The words on the stone at the entrance into the Bergen-Belsen Memorial Site give the dates that this area was used as a prison camp, first for Prisoners of War in 1940, then as an exchange camp in 1943, and then for sick prisoners in 1944.
It was not until December 2, 1944 that Bergen-Belsen became a concentration camp.
A news story about the Queen Elizabeth’s visit to Bergen-Belsen begins with this quote:
Bergen-Belsen was the only concentration camp to be liberated by the British, who arrived on April 15, 1945, to scenes that shocked the world thanks to the accounts of BBC war reporter Richard Dimbleby.
Oops! What the news article failed to mention is that the Germans had sent a man to contact the British, who were fighting on the battlefield nearby. The Germans came to beg the British to come to the camp because a typhus epidemic at the camp were out of control. The Germans asked the British to take over because they were losing the war and they could not handle the epidemic.
Yet, every article about Bergen-Belsen that you will ever read, and including every article that you won’t read, tells you that the British broke down the gates into the Belsen camp and saved the inmates in the nick of time before the Germans could kill them all.
The woman on the far right, in the photo above, is Anita Lasker-Wallfisch.
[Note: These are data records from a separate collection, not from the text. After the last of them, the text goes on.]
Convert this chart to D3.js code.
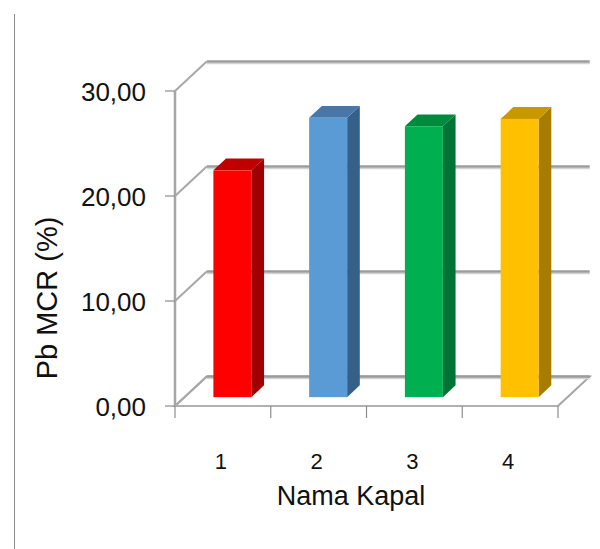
<!DOCTYPE html>
<html>
<head>
<meta charset="utf-8">
<script src="https://cdn.jsdelivr.net/npm/d3@7"></script>
<style>
  html, body { margin: 0; padding: 0; background: #fff; }
  svg { display: block; }
  text { font-family: "Liberation Sans", Arial, sans-serif; fill: #111; }
</style>
</head>
<body>
<script>
// ---- data ----
const categories = ["1", "2", "3", "4"];
const values = [21.6, 26.6, 25.8, 26.5];
const yTicks = [0, 10, 20, 30];
const yTickLabels = ["0,00", "10,00", "20,00", "30,00"];
const yTitle = "Pb MCR (%)";
const xTitle = "Nama Kapal";
const frontColors = ["#FF0000", "#5B9BD5", "#00B050", "#FFC000"];
const sideColors  = ["#A00000", "#376089", "#007434", "#A87C00"];
const topColors   = ["#C00000", "#4677A8", "#008A3E", "#C99700"];

// ---- layout ----
const W = 600, H = 549;
const svg = d3.select("body").append("svg").attr("width", W).attr("height", H);

const x0 = 175, x1 = 558;          // front plane x-range
const depth = { dx: 31.7, dy: -29.5 }; // full depth vector
const x = d3.scaleBand().domain(categories).range([x0, x1]).paddingInner(0).paddingOuter(0);
const y = d3.scaleLinear().domain([0, 30]).range([406, 91]);
const z = (t) => ({ dx: depth.dx * t, dy: depth.dy * t });

// outer border line at left
svg.append("line").attr("x1", 14.5).attr("x2", 14.5).attr("y1", 14).attr("y2", H)
  .attr("stroke", "#8c8c8c").attr("stroke-width", 1);

// floor
const zb = z(1);
svg.append("path")
  .attr("d", `M${x0},${y(0)} L${x1},${y(0)} L${x1 + zb.dx},${y(0) + zb.dy} L${x0 + zb.dx},${y(0) + zb.dy} Z`)
  .attr("fill", "#fff").attr("stroke", "#a6a6a6").attr("stroke-width", 2);

// gridlines: left wall diagonal + back wall horizontal
yTicks.forEach(v => {
  const yy = y(v);
  svg.append("line")
    .attr("x1", x0).attr("y1", yy).attr("x2", x0 + zb.dx).attr("y2", yy + zb.dy)
    .attr("stroke", "#a8a8a8").attr("stroke-width", 2);
  svg.append("line")
    .attr("x1", x0 + zb.dx).attr("y1", yy + zb.dy + 2).attr("x2", x1 + zb.dx).attr("y2", yy + zb.dy + 2)
    .attr("stroke", "#d4d4d4").attr("stroke-width", 1.5);
  svg.append("line")
    .attr("x1", x0 + zb.dx).attr("y1", yy + zb.dy).attr("x2", x1 + zb.dx).attr("y2", yy + zb.dy)
    .attr("stroke", "#9c9c9c").attr("stroke-width", 2.5);
});

// vertical axis line (front)
svg.append("line").attr("x1", x0).attr("x2", x0).attr("y1", y(30)).attr("y2", y(0))
  .attr("stroke", "#a6a6a6").attr("stroke-width", 2.5);

// y ticks + labels
yTicks.forEach((v, i) => {
  svg.append("line").attr("x1", x0 - 10).attr("x2", x0).attr("y1", y(v)).attr("y2", y(v))
    .attr("stroke", "#8c8c8c").attr("stroke-width", 1.2);
  svg.append("text").attr("x", 146).attr("y", y(v) + 10)
    .attr("text-anchor", "end").attr("font-size", 26).text(yTickLabels[i]);
});

// x axis line + ticks
svg.append("line").attr("x1", x0).attr("x2", x1).attr("y1", y(0)).attr("y2", y(0))
  .attr("stroke", "#b0b0b0").attr("stroke-width", 2);
const tickXs = categories.map(c => x(c)).concat([x1]);
tickXs.forEach(tx => {
  svg.append("line").attr("x1", tx).attr("x2", tx).attr("y1", y(0)).attr("y2", y(0) + 12)
    .attr("stroke", "#8c8c8c").attr("stroke-width", 1.2);
});

// bars (3D)
const barW = 38;
const zf = z(0.3), zd = z(0.4);
categories.forEach((c, i) => {
  const bx = x(c) + (x.bandwidth() - barW) / 2 + zf.dx;
  const by0 = y(0) + zf.dy;
  const by1 = y(values[i]) + zf.dy;
  const g = svg.append("g");
  g.append("path")
    .attr("d", `M${bx + barW},${by0} L${bx + barW + zd.dx},${by0 + zd.dy} L${bx + barW + zd.dx},${by1 + zd.dy} L${bx + barW},${by1} Z`)
    .attr("fill", sideColors[i]);
  g.append("path")
    .attr("d", `M${bx},${by1} L${bx + zd.dx},${by1 + zd.dy} L${bx + barW + zd.dx},${by1 + zd.dy} L${bx + barW},${by1} Z`)
    .attr("fill", topColors[i]);
  g.append("rect").attr("x", bx).attr("y", by1).attr("width", barW).attr("height", by0 - by1)
    .attr("fill", frontColors[i]);
});

// category labels
categories.forEach(c => {
  svg.append("text").attr("x", x(c) + x.bandwidth() / 2 - 2).attr("y", 469)
    .attr("text-anchor", "middle").attr("font-size", 22).text(c);
});

// axis titles
svg.append("text").attr("x", 351).attr("y", 505).attr("text-anchor", "middle")
  .attr("font-size", 27).text(xTitle);
svg.append("text").attr("transform", "translate(57,298) rotate(-90)")
  .attr("text-anchor", "middle").attr("font-size", 29).text(yTitle);
</script>
</body>
</html>
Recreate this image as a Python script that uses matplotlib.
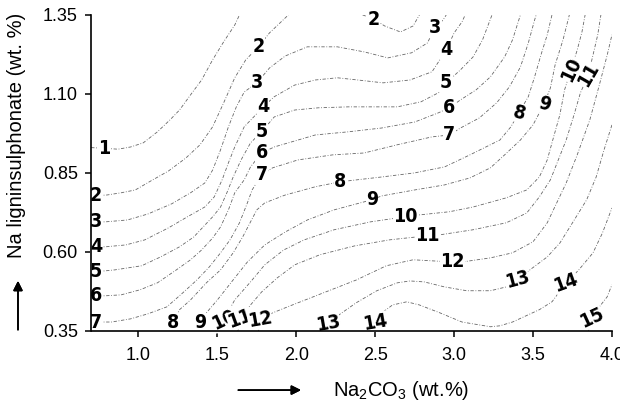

I have written two previous blog posts about Anita Lasker-Wallfisch. https://furtherglory.wordpress.com/tag/anita-lasker-wallfisch/
This quote is from the news article:
Anita Lasker-Wallfisch a Jew born in Breslau in what is now Poland, was arrested by the Gestapo in 1942 because she was travelling with forged papers.
After spells in prison and in Auschwitz, she arrived in Belsen in October 1944.
Asked what it was like to live in Belsen, she said: “It was more like dying there, not living there.
“There was nothing, it was the end, there was no food, nothing. The only reason anyone survived was because the British came in time.
“When the British came it was a miracle, we thought we were dreaming, suddenly we heard an English voice.”
The back side of the Jewish Monument has an English translation of the words on the front:
“Israel and the world shall remember thirty thousand Jews exterminated in the concentration camp of Bergen-Belsen at the hands of the murderous Nazis. EARTH CONCEAL NOT THE BLOOD SHED ON THEE! First anniversary of Liberation 15th April 1946 Central Jewish Committee Brtish Zone”
My photo above shows the Jewish Monument, which was erected on the first anniversary of the camp liberation, 15 April 1946.
In the background is a modern building where visitors can spend time quietly reflecting on the tragedy which occurred in this spot.
The words on a note left in the House of Silence say: “It was horrible what was done to the people. Remember it. Peace is the only thing what I wish.”
The photo above shows a memorial stone for Chaim Herzog, president of Israel, who died April 17, 1997.
This is an honorary stone; Herzog is not buried at Bergen-Belsen. As a young intelligence officer from Palestine, serving in the British Army, Herzog was with the British troops that took over Bergen-Belsen.
His father was the Chief Rabbi of Ireland and later became the first Ashkenazi Rabbi of Israel. Herzog was present when Heinrich Himmler allegedly committed suicide after being captured by the British.
The news article did not mention whether the Queen paid her respects to Herzog.
The obelisk and wall in honor of the victims, shown in the photo above, was erected in 1947 on the orders of the British military occupation government. In the foreground, you can see one of the mass graves, and two more mass graves in the background.
Queen Elizabeth paid homage to the British victims who are honored on the stone shown in the photo above.
The photo below shows her placing flowers at the British memorial at the obelisk.
I think that the Jews might complain that the Queen did not bow low enough to them on her trip to Belsen.